Organising French Light Cavalry

As I wanted to base light cavalry two figures to a base – sharing the same frontage as three heavy cavalry figures (see Post 129) – I moved figure totals around, if I had to, to make sure all French and Austrian light cavalry regiments in my Aspern-Essling orders-of-battle at 1:50 had even-number totals. French light cavalry regiments were organised in four to six squadrons – although at Aspern-Essling they fought with only two or three squadrons. Each light cavalry squadron was made up of two companies, each company of two troops. At 1:50, squadrons worked out as four figures (two bases) – one figure equalling one troop and one base (of two figures) equalling one company. A French élite company, therefore, could be mounted on a base of its own.
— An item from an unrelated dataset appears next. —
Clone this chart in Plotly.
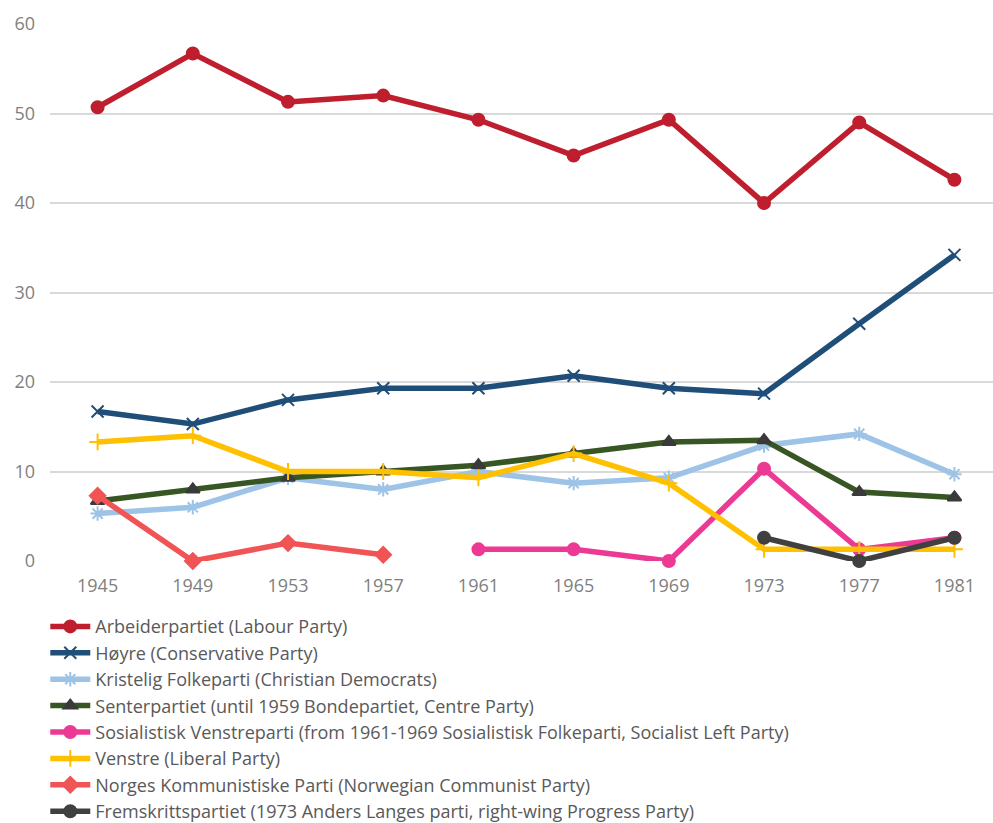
import plotly.graph_objects as go

years = ["1945", "1949", "1953", "1957", "1961", "1965", "1969", "1973", "1977", "1981"]

labour = [50.7, 56.7, 51.3, 52.0, 49.3, 45.3, 49.3, 40.0, 49.0, 42.6]
hoyre = [16.7, 15.3, 18.0, 19.3, 19.3, 20.7, 19.3, 18.7, 26.5, 34.2]
krf = [5.3, 6.0, 9.3, 8.0, 10.0, 8.7, 9.3, 12.9, 14.2, 9.7]
sp = [6.7, 8.0, 9.3, 10.0, 10.7, 12.0, 13.3, 13.5, 7.7, 7.1]
sv = [None, None, None, None, 1.3, 1.3, 0.0, 10.3, 1.3, 2.6]
venstre = [13.3, 14.0, 10.0, 10.0, 9.3, 12.0, 8.7, 1.3, 1.3, 1.3]
nkp = [7.3, 0.0, 2.0, 0.7, None, None, None, None, None, None]
frp = [None, None, None, None, None, None, None, 2.6, 0.0, 2.6]

series = [
    ("Arbeiderpartiet (Labour Party)", labour, "#BE1E2D", "circle", "#BE1E2D", 12),
    ("Høyre (Conservative Party)", hoyre, "#1F4E79", "x-thin-open", "#1F4E79", 12),
    ("Kristelig Folkeparti (Christian Democrats)", krf, "#9DC3E6", "asterisk-open", "#9DC3E6", 12),
    ("Senterpartiet (until 1959 Bondepartiet, Centre Party)", sp, "#375623", "triangle-up", "#3A3A3A", 12),
    ("Sosialistisk Venstreparti (from 1961-1969 Sosialistisk Folkeparti, Socialist Left Party)", sv, "#EC3A94", "circle", "#EC3A94", 12),
    ("Venstre (Liberal Party)", venstre, "#FFC000", "cross-thin-open", "#FFC000", 12),
    ("Norges Kommunistiske Parti (Norwegian Communist Party)", nkp, "#F05454", "diamond", "#F05454", 12),
    ("Fremskrittspartiet (1973 Anders Langes parti, right-wing Progress Party)", frp, "#404040", "circle", "#404040", 12),
]

fig = go.Figure()
for name, vals, color, sym, mcolor, msize in series:
    fig.add_trace(go.Scatter(
        x=years, y=vals, name=name, mode="lines+markers",
        line=dict(color=color, width=5.5),
        marker=dict(symbol=sym, size=msize, color=mcolor,
                    line=dict(color=mcolor, width=2)),
        cliponaxis=False, connectgaps=False,
    ))

fig.update_layout(
    width=993, height=823,
    margin=dict(l=50, r=0, t=24, b=262),
    paper_bgcolor="white", plot_bgcolor="white",
    font=dict(family="Open Sans, Liberation Sans, sans-serif", size=18, color="#595959"),
    showlegend=True,
    legend=dict(orientation="v", x=-0.005, xanchor="left", y=0.261, yanchor="top",
                yref="container",
                font=dict(size=18, color="#595959"), tracegroupgap=0,
                itemwidth=40),
    xaxis=dict(type="category", range=[-0.5, 9.405], showgrid=False, zeroline=False,
               showline=False, ticks="", ticklabelstandoff=12,
               tickfont=dict(size=18, color="#7F7F7F")),
    yaxis=dict(range=[0, 60], dtick=10, showgrid=True, gridcolor="#D9D9D9", gridwidth=1.5,
               zeroline=False, showline=False, ticks="", ticklabelstandoff=14,
               tickfont=dict(size=18, color="#7F7F7F")),
)

fig.write_html("out.html")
Although, it had to be admitted, not all élite companies were necessarily present at Aspern-Essling. I decided that the usual three command figures – officer, standard and musician – would be based as officer and trumpeter together, and the standard bearer accompanied by an élite trooper. It seemed reasonable that if anyone was to guard the regimental standard it might as well be the élite company – it also got me out of having to model a colpack busby on another élite trooper! It made sense that the officer and trumpeter shared a base. Philip Haythornthwaite in Napoleonic Light Cavalry Tactics  points out that in action trumpeters were to attach themselves to the relevant officers to pass their orders. This was despite the fact that their position in a unit was often omitted in diagrams in many period manuals. But this was, perhaps, because the manuals described manoeuvres for the exercise field rather than the battlefield.